* [STORED DATA]:
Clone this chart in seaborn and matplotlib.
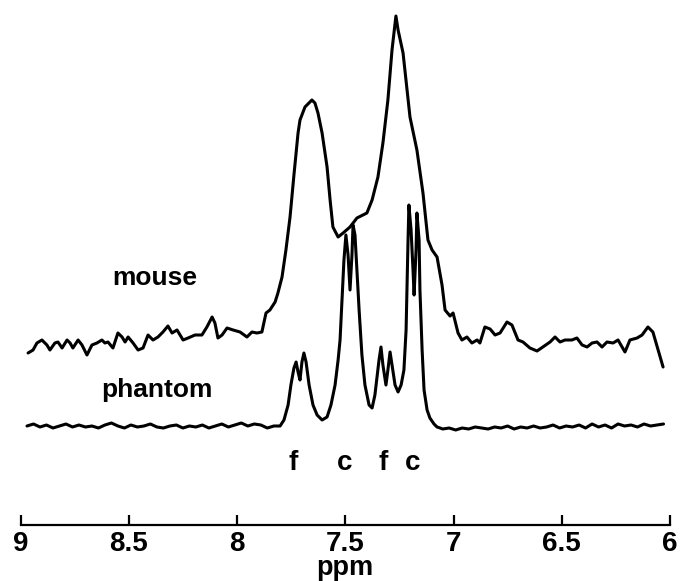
import numpy as np
import pandas as pd
import matplotlib
matplotlib.use("Agg")
import matplotlib.pyplot as plt
import seaborn as sns

# ---------------- data ----------------
mouse_ppm = [8.965, 8.942, 8.924, 8.901, 8.878, 8.864, 8.841, 8.827, 8.808, 8.785,
             8.771, 8.758, 8.734, 8.716, 8.693, 8.670, 8.647, 8.624, 8.610, 8.596,
             8.573, 8.550, 8.531, 8.517, 8.503, 8.480, 8.457, 8.434, 8.411, 8.388,
             8.365, 8.342, 8.319, 8.300, 8.277, 8.249, 8.226, 8.194, 8.162, 8.139,
             8.115, 8.102, 8.088, 8.069, 8.046, 8.018, 7.986, 7.954, 7.931, 7.908,
             7.885, 7.866, 7.848, 7.824, 7.811, 7.792, 7.774, 7.755, 7.737, 7.718,
             7.709, 7.686, 7.654, 7.640, 7.626, 7.607, 7.584, 7.570, 7.557, 7.533,
             7.510, 7.478, 7.446, 7.400, 7.376, 7.349, 7.326, 7.303, 7.284, 7.266,
             7.256, 7.233, 7.201, 7.169, 7.141, 7.118, 7.099, 7.076, 7.053, 7.039,
             7.016, 7.002, 6.979, 6.961, 6.938, 6.915, 6.891, 6.878, 6.855, 6.831,
             6.808, 6.785, 6.753, 6.730, 6.702, 6.679, 6.647, 6.614, 6.587, 6.554,
             6.531, 6.508, 6.485, 6.453, 6.430, 6.406, 6.383, 6.360, 6.337, 6.314,
             6.291, 6.263, 6.240, 6.208, 6.185, 6.152, 6.129, 6.102, 6.079, 6.032]
mouse_int = [172, 175, 182, 185, 180, 175, 182, 183, 177, 185,
             182, 177, 185, 180, 170, 180, 182, 185, 182, 183,
             177, 192, 188, 183, 188, 182, 175, 177, 190, 185,
             188, 193, 199, 192, 195, 185, 187, 190, 190, 198,
             208, 202, 187, 190, 197, 195, 193, 188, 193, 192,
             193, 212, 215, 223, 232, 248, 275, 308, 350, 392,
             405, 418, 425, 422, 412, 392, 358, 325, 298, 288,
             292, 298, 307, 312, 325, 348, 382, 425, 475, 509,
             495, 472, 408, 375, 332, 285, 275, 268, 240, 215,
             209, 212, 192, 185, 188, 182, 185, 182, 198, 196,
             190, 192, 203, 200, 185, 183, 177, 174, 178, 183,
             188, 183, 185, 185, 187, 180, 178, 182, 183, 178,
             183, 182, 185, 173, 185, 187, 190, 198, 193, 158]

phantom_ppm = [8.97, 8.94, 8.91, 8.88, 8.85, 8.82, 8.79, 8.76, 8.73, 8.70,
               8.67, 8.64, 8.61, 8.58, 8.55, 8.52, 8.49, 8.46, 8.43, 8.40,
               8.37, 8.34, 8.31, 8.28, 8.25, 8.22, 8.19, 8.16, 8.13, 8.10,
               8.07, 8.04, 8.01, 7.98, 7.95, 7.92, 7.89, 7.86, 7.83,
               7.801, 7.783, 7.764, 7.751, 7.737, 7.727, 7.718, 7.709, 7.700, 7.691,
               7.681, 7.667, 7.649, 7.630, 7.607, 7.584, 7.566, 7.547, 7.533, 7.524,
               7.515, 7.506, 7.497, 7.487, 7.478, 7.469, 7.464, 7.455, 7.446, 7.436,
               7.423, 7.409, 7.390, 7.376, 7.363, 7.353, 7.344, 7.335, 7.326, 7.312,
               7.303, 7.293, 7.284, 7.270, 7.256, 7.242, 7.229, 7.219, 7.215, 7.210,
               7.206, 7.196, 7.187, 7.182, 7.173, 7.169, 7.159, 7.155, 7.145, 7.136,
               7.122, 7.109, 7.090, 7.076, 7.062,
               7.05, 7.02, 6.99, 6.96, 6.93, 6.90, 6.87, 6.84, 6.81, 6.78,
               6.75, 6.72, 6.69, 6.66, 6.63, 6.60, 6.57, 6.54, 6.51, 6.48,
               6.45, 6.42, 6.39, 6.36, 6.33, 6.30, 6.27, 6.24, 6.21, 6.18,
               6.15, 6.12, 6.09, 6.06, 6.03]
phantom_int = [99, 101, 98, 100, 97, 99, 101, 98, 100, 98,
               99, 97, 100, 102, 99, 97, 100, 98, 99, 101,
               98, 97, 99, 100, 97, 99, 98, 100, 97, 99,
               101, 98, 100, 102, 99, 101, 100, 97, 99,
               99, 105, 120, 140, 157, 163, 153, 145, 163, 172,
               163, 140, 120, 110, 105, 108, 120, 140, 165, 185,
               225, 265, 290, 270, 235, 270, 300, 290, 255, 215,
               170, 140, 120, 117, 130, 148, 165, 178, 160, 140,
               155, 173, 160, 140, 133, 140, 155, 195, 235, 285,
               320, 295, 255, 230, 275, 312, 285, 235, 175, 135,
               115, 107, 101, 98, 97,
               96, 97, 95, 97, 96, 98, 97, 96, 98, 97,
               99, 96, 98, 97, 99, 97, 98, 100, 97, 99,
               98, 100, 97, 101, 98, 100, 97, 101, 99, 100,
               98, 101, 99, 100, 101]

tick_values = [9, 8.5, 8, 7.5, 7, 6.5, 6]
tick_labels = ["9", "8.5", "8", "7.5", "7", "6.5", "6"]

trace_names = ["mouse", "phantom"]
trace_label_ppm = [8.379, 8.370]
trace_label_int = [247, 135]

peak_letters = ["f", "c", "f", "c"]
peak_ppm = [7.741, 7.501, 7.326, 7.187]
peak_label_int = 62

# ---------------- plot ----------------
sns.set_theme(style="white")
plt.rcParams['font.family'] = ['Liberation Sans', 'DejaVu Sans']

df = pd.concat([
    pd.DataFrame({"ppm": mouse_ppm, "intensity": mouse_int, "trace": "mouse"}),
    pd.DataFrame({"ppm": phantom_ppm, "intensity": phantom_int, "trace": "phantom"}),
])

fig = plt.figure(figsize=(6.81, 5.81), dpi=100)
ax = fig.add_axes([20.5 / 681, 56 / 581, (670 - 20.5) / 681, 520 / 581])

sns.lineplot(data=df, x="ppm", y="intensity", units="trace", estimator=None,
             color="black", linewidth=2.2, ax=ax, legend=False)

ax.set_xlim(9, 6)
ax.set_ylim(0, 520)

for s in ["top", "left", "right"]:
    ax.spines[s].set_visible(False)
ax.spines["bottom"].set_color("black")
ax.spines["bottom"].set_linewidth(1.6)

ax.set_yticks([])
ax.set_xticks(tick_values)
ax.set_xticklabels(tick_labels, fontweight="bold")
ax.tick_params(axis="x", direction="in", length=7, width=1.6, colors="black",
               labelsize=20, pad=4, bottom=True)
ax.set_xlabel("ppm", fontsize=19.5, fontweight="bold", labelpad=-1, color="black")
ax.set_ylabel("")

for name, xp, yp in zip(trace_names, trace_label_ppm, trace_label_int):
    ax.text(xp, yp, name, fontsize=19, fontweight="bold", ha="center", va="center",
            color="black")

for letter, xp in zip(peak_letters, peak_ppm):
    ax.text(xp, peak_label_int, letter, fontsize=20, fontweight="bold", ha="center",
            va="center", color="black")

fig.savefig("out.png", dpi=100)
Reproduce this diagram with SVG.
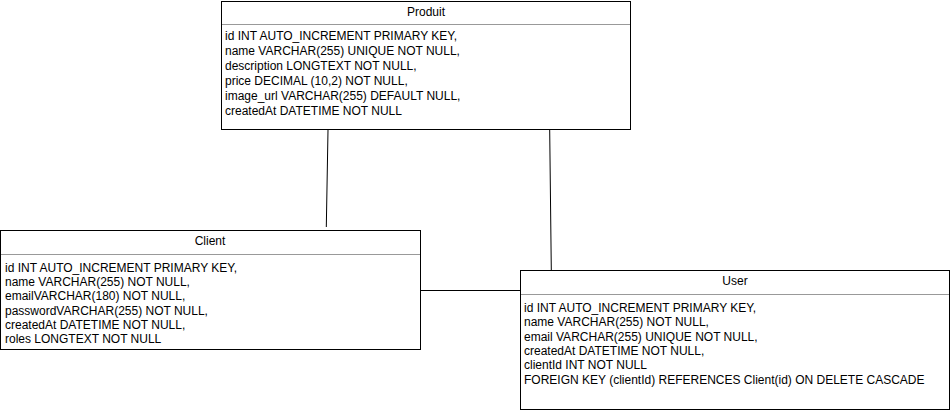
<svg xmlns="http://www.w3.org/2000/svg" width="951" height="419" viewBox="0 0 951 419">
<style>
.box{fill:#fff;stroke:#000;stroke-width:1}
.div{stroke:#999;stroke-width:1}
.t{font-family:"Liberation Sans",Arial,sans-serif;font-size:12px;fill:#000}
.h{text-anchor:middle}
.c{stroke:#000;stroke-width:1;fill:none}
</style>
<rect width="951" height="419" fill="#fff"/>
<g id="connectors">
<path class="c" d="M328,130 L326.3,227"/>
<path class="c" d="M549.7,130 L551.3,270"/>
<path class="c" d="M420,290.5 L520,290.5"/>
</g>
<g id="produit">
<rect class="box" x="221.5" y="1.5" width="409" height="128"/>
<line class="div" x1="222" y1="24.5" x2="630" y2="24.5"/>
<text class="t h" x="426" y="16">Produit</text>
<text class="t" x="225" y="40">id INT AUTO_INCREMENT PRIMARY KEY,</text>
<text class="t" x="225" y="55">name VARCHAR(255) UNIQUE NOT NULL,</text>
<text class="t" x="225" y="70">description LONGTEXT NOT NULL,</text>
<text class="t" x="225" y="85">price DECIMAL (10,2) NOT NULL,</text>
<text class="t" x="225" y="100">image_url VARCHAR(255) DEFAULT NULL,</text>
<text class="t" x="225" y="115">createdAt DATETIME NOT NULL</text>
</g>
<g id="client">
<rect class="box" x="0.5" y="230.5" width="420" height="119"/>
<line class="div" x1="1" y1="254.5" x2="420" y2="254.5"/>
<text class="t h" x="210" y="245">Client</text>
<text class="t" x="5" y="272">id INT AUTO_INCREMENT PRIMARY KEY,</text>
<text class="t" x="5" y="286">name VARCHAR(255) NOT NULL,</text>
<text class="t" x="5" y="300">emailVARCHAR(180) NOT NULL,</text>
<text class="t" x="5" y="315">passwordVARCHAR(255) NOT NULL,</text>
<text class="t" x="5" y="329">createdAt DATETIME NOT NULL,</text>
<text class="t" x="5" y="343">roles LONGTEXT NOT NULL</text>
</g>
<g id="user">
<rect class="box" x="520.5" y="270.5" width="429" height="139"/>
<line class="div" x1="521" y1="294.5" x2="949" y2="294.5"/>
<text class="t h" x="735" y="285">User</text>
<text class="t" x="524" y="312">id INT AUTO_INCREMENT PRIMARY KEY,</text>
<text class="t" x="524" y="326">name VARCHAR(255) NOT NULL,</text>
<text class="t" x="524" y="341">email VARCHAR(255) UNIQUE NOT NULL,</text>
<text class="t" x="524" y="355">createdAt DATETIME NOT NULL,</text>
<text class="t" x="524" y="369">clientId INT NOT NULL</text>
<text class="t" x="524" y="384">FOREIGN KEY (clientId) REFERENCES Client(id) ON DELETE CASCADE</text>
</g>
</svg>
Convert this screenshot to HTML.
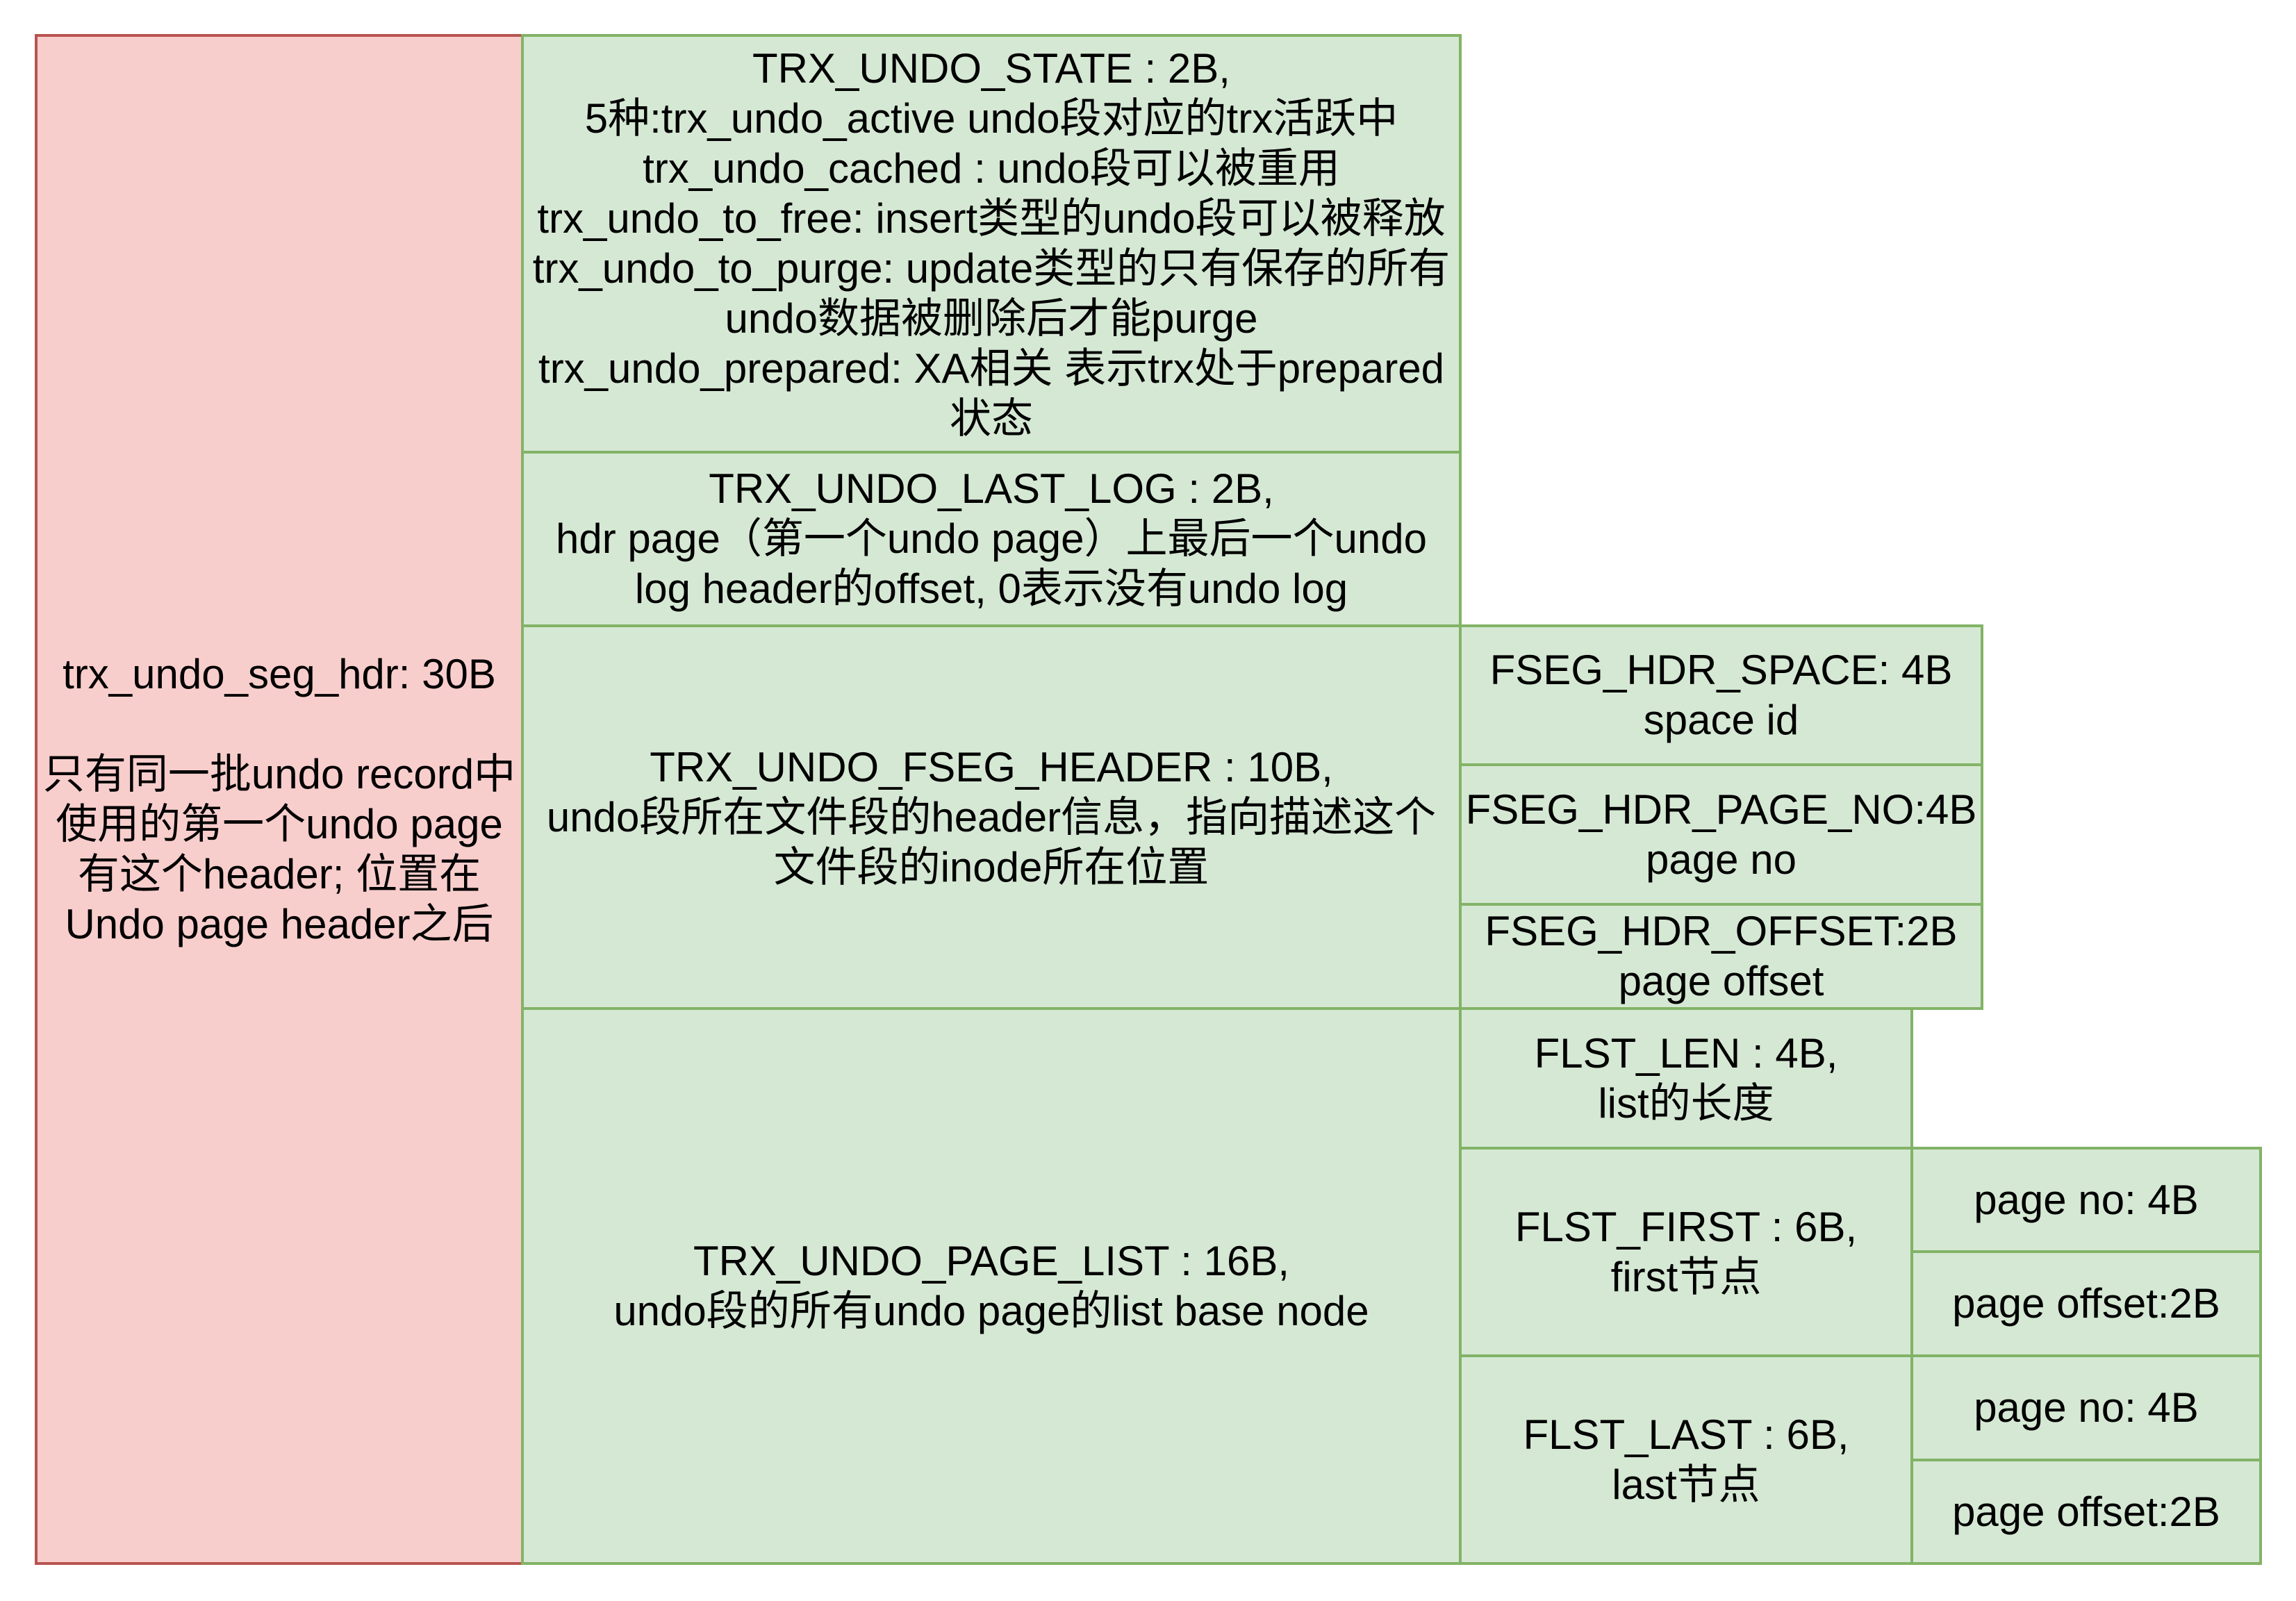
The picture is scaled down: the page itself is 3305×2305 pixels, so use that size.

* [WORK TO BE COMPLETED]: Print the data above verbatim from the first line through the line holding "import seaborn as sns", leaving every picture out.

* [WORKED SOLUTION]:
Clone this chart in seaborn and matplotlib.
import numpy as np
import pandas as pd
import matplotlib
matplotlib.use("Agg")
import matplotlib.pyplot as plt
import seaborn as sns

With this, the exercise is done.